"I think it's selling itself," President Donald Trump said, with customary bravado, as he signed into law the $1.5 trillion, GOP-passed tax cut. Every Republican running in a competitive race in 2018 is hoping he's correct, but they face an uphill climb to turn the president's words into reality.
There is a sizable disconnect in public opinion shaping the political environment. Economic and consumer confidence are strong, but that has yet to give lift to the president or the GOP. Trump's approval ratings hover at or just below 40 percent at a time of low unemployment, a booming stock market and steady economic growth.
When such a pattern of low presidential approval at a time of low unemployment has appeared in the past half-century, the party in power suffered major setbacks in the midterm elections. Republicans hope the tax measure provides the elixir to produce a change in fortune, but there are several reasons to be skeptical.

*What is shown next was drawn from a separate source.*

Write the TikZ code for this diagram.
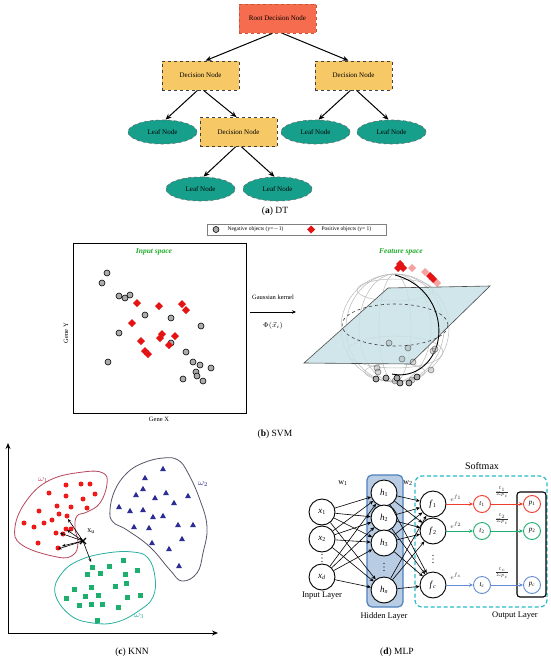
\documentclass[tikz,border=0pt]{standalone}
\usepackage{fontspec}
\setmainfont{Liberation Serif}
\usetikzlibrary{shapes.geometric,arrows.meta}
\definecolor{rootc}{RGB}{246,108,78}
\definecolor{decc}{RGB}{246,200,102}
\definecolor{leafc}{RGB}{22,160,140}
\definecolor{posred}{RGB}{228,20,20}
\definecolor{spacegreen}{RGB}{30,170,40}
\definecolor{planec}{RGB}{200,226,232}
\definecolor{kred}{RGB}{240,25,25}
\definecolor{kredline}{RGB}{185,70,90}
\definecolor{knavy}{RGB}{45,45,150}
\definecolor{kblueline}{RGB}{85,85,105}
\definecolor{kgreen}{RGB}{30,175,110}
\definecolor{kgreenline}{RGB}{40,175,160}
\definecolor{mred}{RGB}{240,60,45}
\definecolor{mgreen}{RGB}{30,175,110}
\definecolor{mblue}{RGB}{100,140,210}
\definecolor{hidfill}{RGB}{184,204,228}
\definecolor{hidline}{RGB}{79,129,189}
\definecolor{softc}{RGB}{43,187,200}
\newcommand\negpt[3][1]{\filldraw[fill=gray!65, draw=black, line width=0.6pt, opacity=#1] (#2,#3) circle[radius=3pt];}
\newcommand\pospt[3][1]{\fill[posred, opacity=#1] (#2,#3) +(0,-4) -- +(4,0) -- +(0,4) -- +(-4,0) -- cycle;}
\newcommand\kdot[2]{\fill[kred] (#1,#2) circle[radius=2.5pt];}
\newcommand\ktri[2]{\fill[knavy] (#1,#2) +(0,-3.2) -- +(2.9,2) -- +(-2.9,2) -- cycle;}
\newcommand\ksq[2]{\fill[kgreen] (#1,#2) +(-2.5,-2.5) rectangle +(2.5,2.5);}
\newcommand\vdotmark[2]{\fill (#1,#2) +(0,-3.5) circle[radius=0.55pt] +(0,0) circle[radius=0.55pt] +(0,3.5) circle[radius=0.55pt];}
\begin{document}
\begin{tikzpicture}[x=1pt,y=-1pt,
  font=\fontsize{7}{8}\selectfont,
  decbox/.style={rectangle, fill=decc, draw=black!75, dashed, line width=0.7pt, minimum width=77pt, minimum height=29pt, inner sep=0},
  rootbox/.style={decbox, fill=rootc, draw=rootc!80!black},
  leafnode/.style={ellipse, fill=leafc, draw=black!60, dashed, line width=0.6pt, minimum width=69pt, minimum height=24pt, inner sep=0},
  dtarrow/.style={line width=1pt, -{Stealth[length=6pt,width=5pt]}},
  captionlbl/.style={font=\fontsize{9.5}{10}\selectfont},
  neuron/.style={circle, draw, line width=0.9pt, minimum size=26pt, inner sep=0, font=\fontsize{9}{9}\selectfont},
  sneuron/.style={circle, line width=0.9pt, minimum size=17pt, inner sep=0, font=\fontsize{7}{7}\selectfont, fill=white},
  mlparrow/.style={line width=0.6pt, -{Stealth[length=4pt,width=3.5pt]}},
  karrow/.style={line width=0.6pt, -{Stealth[length=3.5pt,width=3pt]}},
  layerlbl/.style={font=\fontsize{8.5}{9}\selectfont},
  tinylbl/.style={inner sep=0, text=black!80, font=\fontsize{6}{6}\selectfont}
]
\useasboundingbox (0,0) rectangle (550,661);
\fill[white] (0,0) rectangle (550,661);

% ---------------- (a) DT ----------------
\node[rootbox] (root) at (277.5,18.5) {Root Decision Node};
\node[decbox] (d1) at (200.5,75.5) {Decision Node};
\node[decbox] (d2) at (353.5,75.5) {Decision Node};
\node[leafnode] (l1) at (162.5,132) {Leaf Node};
\node[decbox] (d3) at (238.5,132) {Decision Node};
\node[leafnode] (l3) at (315.5,132) {Leaf Node};
\node[leafnode] (l4) at (391.5,132) {Leaf Node};
\node[leafnode] (l5) at (200.5,189) {Leaf Node};
\node[leafnode] (l6) at (277.5,189) {Leaf Node};
\draw[dtarrow] ([xshift=-5pt]root.south) -- ([xshift=5pt]d1.north);
\draw[dtarrow] ([xshift=5pt]root.south) -- ([xshift=-5pt]d2.north);
\draw[dtarrow] ([xshift=-3pt]d1.south) -- ([xshift=3pt]l1.north);
\draw[dtarrow] ([xshift=3pt]d1.south) -- ([xshift=-2pt]d3.north);
\draw[dtarrow] ([xshift=-3pt]d2.south) -- ([xshift=3pt]l3.north);
\draw[dtarrow] ([xshift=3pt]d2.south) -- ([xshift=-3pt]l4.north);
\draw[dtarrow] ([xshift=-3pt]d3.south) -- ([xshift=3pt]l5.north);
\draw[dtarrow] ([xshift=3pt]d3.south) -- ([xshift=-3pt]l6.north);
\node[captionlbl] (capa) at (275,211) {(\textbf{a}) DT};

% ---------------- (b) SVM ----------------
\node[draw=gray, line width=0.6pt, minimum width=179pt, minimum height=11pt, inner sep=0] (legend) at (296.5,229.5) {};
\negpt{216}{229.5}
\node[anchor=west, font=\fontsize{5.5}{6}\selectfont] (legneg) at (224,229.5) {Negative objects (y=$-$1)};
\pospt{311}{229.5}
\node[anchor=west, font=\fontsize{5.5}{6}\selectfont] (legpos) at (318,229.5) {Positive objects (y= 1)};

\draw[line width=0.6pt] (73,243) rectangle (246,413);
\node[text=spacegreen, font=\fontsize{7.5}{8}\selectfont\itshape\bfseries] (inspace) at (154,252) {Input space};
\node[rotate=90, font=\fontsize{6.5}{7}\selectfont] (geney) at (66,333) {Gene Y};
\node[font=\fontsize{6.5}{7}\selectfont] (genex) at (159,419) {Gene X};
\foreach \x/\y in {107/273,102/283,119/296,125/298,130/295,145/315,171/318,201/326,119/333,171/343,186/352,108/362,193/362,200/365,211/368,196/372,197/376,183/379,203/381}
  {\negpt{\x}{\y}}
\foreach \x/\y in {137/303,159/306,182/304,186/310,132/323,162/334,160/338,175/336,141/341,169/345,145/351,148/354}
  {\pospt{\x}{\y}}

\coordinate (ka) at (250,312);
\coordinate (kb) at (296,312);
\draw[line width=0.8pt, -{Stealth[length=4pt,width=3.5pt]}] (ka) -- (kb);
\node[font=\fontsize{6.5}{7}\selectfont] (gk) at (273,297) {Gaussian kernel};
\node[font=\fontsize{7}{8}\selectfont] (phi) at (273,326) {$\Phi(\vec{x}_i)$};

\node[text=spacegreen, font=\fontsize{7.5}{8}\selectfont\itshape\bfseries] (fspace) at (401,252) {Feature space};
% sphere wireframe
\begin{scope}[gray!55, line width=0.5pt]
  \draw (395,328) circle[radius=54pt];
  \foreach \rx in {16,36,49} {\draw (395,328) ellipse[x radius=\rx pt, y radius=54pt];}
  \draw (395,290) ellipse[x radius=38pt, y radius=11pt];
  \draw (395,352) ellipse[x radius=48pt, y radius=16pt];
  \draw (395,372) ellipse[x radius=30pt, y radius=9pt];
\end{scope}
\fill[planec, opacity=0.85] (304,363) -- (388,288) -- (490,286) -- (410,364) -- cycle;
\draw[black!70, line width=0.6pt] (304,363) -- (388,288) -- (490,286) -- (410,364) -- cycle;
\draw[black!75, dashed, line width=0.6pt] (395,325) ellipse[x radius=53pt, y radius=21pt];
\draw[black, line width=0.9pt] (395,275) .. controls (432,285) and (444,320) .. (437,345) .. controls (430,368) and (410,378) .. (392,374);
\foreach \x/\y in {389/343,408/348,433/351,435/349,402/359,413/362,377/368,378/372,431/370,395/381,412/380}
  {\negpt[0.45]{\x}{\y}}
\foreach \x/\y in {376/379,386/378,397/378,409/383,417/377,400/383}
  {\negpt{\x}{\y}}
\foreach \x/\y in {412/268,425/272,437/283}
  {\pospt[0.4]{\x}{\y}}
\foreach \x/\y in {398/268,400/264,403/268,430/276,433/279}
  {\pospt{\x}{\y}}
\node[captionlbl] (capb) at (275,434) {(\textbf{b}) SVM};

% ---------------- (c) KNN ----------------
\coordinate (origin) at (8,633);
\coordinate (yend) at (8,443);
\coordinate (xend) at (218,633);
\draw[line width=0.9pt, -{Stealth[length=6pt,width=5pt]}] (origin) -- (yend);
\draw[line width=0.9pt, -{Stealth[length=6pt,width=5pt]}] (origin) -- (xend);
\draw[kredline, line width=0.8pt] plot[smooth cycle, tension=0.7] coordinates {(15,527) (27,500) (50,480) (83,472) (103,473) (107,484) (100,503) (87,512) (77,516) (75,528) (78,543) (73,555) (57,557) (22,545)};
\draw[kblueline, line width=0.8pt] plot[smooth cycle, tension=0.7] coordinates {(110,510) (115,490) (127,473) (143,463) (163,458) (178,460) (188,473) (200,500) (207,527) (203,553) (197,573) (182,581) (170,570) (150,547) (127,530) (113,522)};
\draw[kgreenline, line width=0.8pt] plot[smooth cycle, tension=0.7] coordinates {(55,593) (62,573) (80,560) (107,553) (133,552) (148,558) (155,577) (153,597) (140,610) (117,622) (93,623) (70,615)};
\node[text=kredline, font=\fontsize{9}{9}\selectfont] (w1lbl) at (43,480) {$\omega_1$};
\node[text=knavy, font=\fontsize{9}{9}\selectfont] (w2lbl) at (203,484) {$\omega_2$};
\node[text=kgreenline, font=\fontsize{9}{9}\selectfont] (w3lbl) at (139,616) {$\omega_3$};
\foreach \x/\y in {66/485,81/484,90/484,49/493,66/496,95/494,83/499,57/506,71/507,39/511,87/508,59/514,67/516,52/520,24/523,44/523,34/527,66/529,71/529,56/533,63/534,38/543,58/548}
  {\kdot{\x}{\y}}
\foreach \x/\y in {163/469,145/478,143/489,166/493,136/495,155/498,188/496,174/503,119/507,130/511,143/510,153/517,163/516,134/527,149/528,178/525,193/525,182/539,152/543,169/549,179/566}
  {\ktri{\x}{\y}}
\foreach \x/\y in {123/560,92/567,109/566,137/570,87/574,100/573,125/574,126/583,115/586,91/587,74/589,85/596,98/595,127/597,140/595,66/598,79/605,91/604,102/604,118/607,97/620}
  {\ksq{\x}{\y}}
\coordinate (xu) at (83,541);
\coordinate (n1) at (68,519);
\coordinate (n2) at (60,533);
\coordinate (n3) at (67,530);
\coordinate (n4) at (62,546);
\coordinate (n5) at (58,549);
\coordinate (n6) at (91,562);
\foreach \t in {n1,n2,n3,n4,n5,n6} {\draw[karrow] (xu) -- (\t);}
\draw[line width=1.3pt] (80,538) -- (86,544) (80,544) -- (86,538);
\node[font=\fontsize{8}{8}\selectfont] (xulbl) at (91,531) {x\textsubscript{u}};
\node[captionlbl] (capc) at (132,652) {(\textbf{c}) KNN};

% ---------------- (d) MLP ----------------
\draw[fill=hidfill, draw=hidline, line width=1.2pt, rounded corners=5pt] (367,475) rectangle (403,607);
\draw[softc, line width=1.2pt, dash pattern=on 4pt off 2.5pt, rounded corners=7pt] (415,476) rectangle (547,607);
\draw[black, line width=1.1pt, rounded corners=3pt] (517,492) rectangle (546,597);
\node[font=\fontsize{10}{10}\selectfont] (softlbl) at (482,466) {Softmax};
\node[neuron] (x1) at (322,512) {\textit{x}\textsubscript{1}};
\node[neuron] (x2) at (322,539) {\textit{x}\textsubscript{2}};
\vdotmark{322}{558}
\node[neuron] (xd) at (322,577) {\textit{x}\textsubscript{\textit{d}}};
\node[neuron, fill=white] (h1) at (384,493) {\textit{h}\textsubscript{1}};
\node[neuron, fill=white] (h2) at (384,518) {\textit{h}\textsubscript{2}};
\node[neuron, fill=white] (h3) at (384,543) {\textit{h}\textsubscript{3}};
\vdotmark{384}{567}
\node[neuron, fill=white] (hn) at (384,590) {\textit{h}\textsubscript{\textit{n}}};
\node[neuron] (f1) at (433,504) {\textit{f}\textsubscript{1}};
\node[neuron] (f2) at (433,531) {\textit{f}\textsubscript{2}};
\vdotmark{433}{559}
\node[neuron] (fc) at (433,585) {\textit{f}\textsubscript{\textit{c}}};
\foreach \i in {x1,x2,xd} \foreach \j in {h1,h2,h3,hn} {\draw[mlparrow] (\i) -- (\j);}
\foreach \i in {h1,h2,h3,hn} \foreach \j in {f1,f2,fc} {\draw[mlparrow] (\i) -- (\j);}
\node[sneuron, draw=mred] (t1) at (482,504) {\textit{t}\textsubscript{1}};
\node[sneuron, draw=mgreen] (t2) at (482,531) {\textit{t}\textsubscript{2}};
\node[sneuron, draw=mblue] (tc) at (482,585) {\textit{t}\textsubscript{\textit{c}}};
\node[sneuron, draw=mred] (p1) at (532,504) {\textit{p}\textsubscript{1}};
\node[sneuron, draw=mgreen] (p2) at (532,531) {\textit{p}\textsubscript{2}};
\node[sneuron, draw=mblue] (pc) at (532,585) {\textit{p}\textsubscript{\textit{c}}};
\draw[mlparrow, mred, line width=0.8pt] (f1) -- (t1);
\draw[mlparrow, mgreen, line width=0.8pt] (f2) -- (t2);
\draw[mlparrow, mblue, line width=0.8pt] (fc) -- (tc);
\draw[mlparrow, mred, line width=0.8pt] (t1) -- (p1);
\draw[mlparrow, mgreen, line width=0.8pt] (t2) -- (p2);
\draw[mlparrow, mblue, line width=0.8pt] (tc) -- (pc);
\node[tinylbl] (e1) at (456,498) {$e^{f_1}$};
\node[tinylbl] (e2) at (456,525) {$e^{f_2}$};
\node[tinylbl] (ec) at (456,576) {$e^{f_c}$};
\node[tinylbl] (q1) at (502,492) {$\frac{t_1}{\Sigma p_i}$};
\node[tinylbl] (q2) at (502,519) {$\frac{t_2}{\Sigma p_i}$};
\node[tinylbl] (qc) at (502,573) {$\frac{t_c}{\Sigma p_i}$};
\node[font=\fontsize{8}{8}\selectfont] (w1) at (343,483) {w\textsubscript{1}};
\node[font=\fontsize{8}{8}\selectfont] (w2) at (408,483) {w\textsubscript{2}};
\node[layerlbl] (inlbl) at (322,596) {Input Layer};
\node[layerlbl] (hidlbl) at (384,616) {Hidden Layer};
\node[layerlbl] (outlbl) at (515,616) {Output Layer};
\node[captionlbl] (capd) at (397,652) {(\textbf{d}) MLP};
\end{tikzpicture}
\end{document}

The first is the degree to which Republicans failed to sell the tax bill before they pushed it through the House and Senate with record speed. To the extent that the measure is selling itself, as the president said, it is through the responses of a number of corporations that have announced hikes in the minimum wage, bonuses for their workers or new investments.
If these examples are a leading indicator, then Trump could be proven correct in claiming that the tax bill will trigger the kind of widespread response by the business community that ultimately will produce enough investment to create jobs in big numbers and increases in wages for working Americans after a lengthy period of wage stagflation.
But is corporate leaders' enthusiasm about the measure surprising? It cuts the corporate tax rate from 35 percent to 21 percent and provides other tax breaks designed to spur activity; those cuts are the heart of the measure. But the overall response from the business community and the ultimate effect on the economy remain in question. The forecasts are more modest than the president's rhetoric.
That's not the only reason Republicans should be cautious. Because the benefits are heavily weighted toward corporations and the wealthiest Americans, the public has already made a judgment: They feel left behind. An NBC News-Wall Street Journal poll, released as the bill was nearing final passage, found that 63 percent of the public said the bill favors the rich and corporations. Only 7 percent said the measure was designed to mostly help the middle class.
Republicans say the middle-class cuts are more substantial than many Americans know and that taxpayers will begin to change their assessment early next year, when they see more dollars in their paychecks due to the near-doubling of the standard deduction and an increase in the child tax credit. Still, it could take until tax filing in April 2019, well after the midterm elections, before people can fully measure the impact of those changes, along with the effects of the reductions in the deductibility of state and local taxes and for some the lower cap on mortgage interest deductions.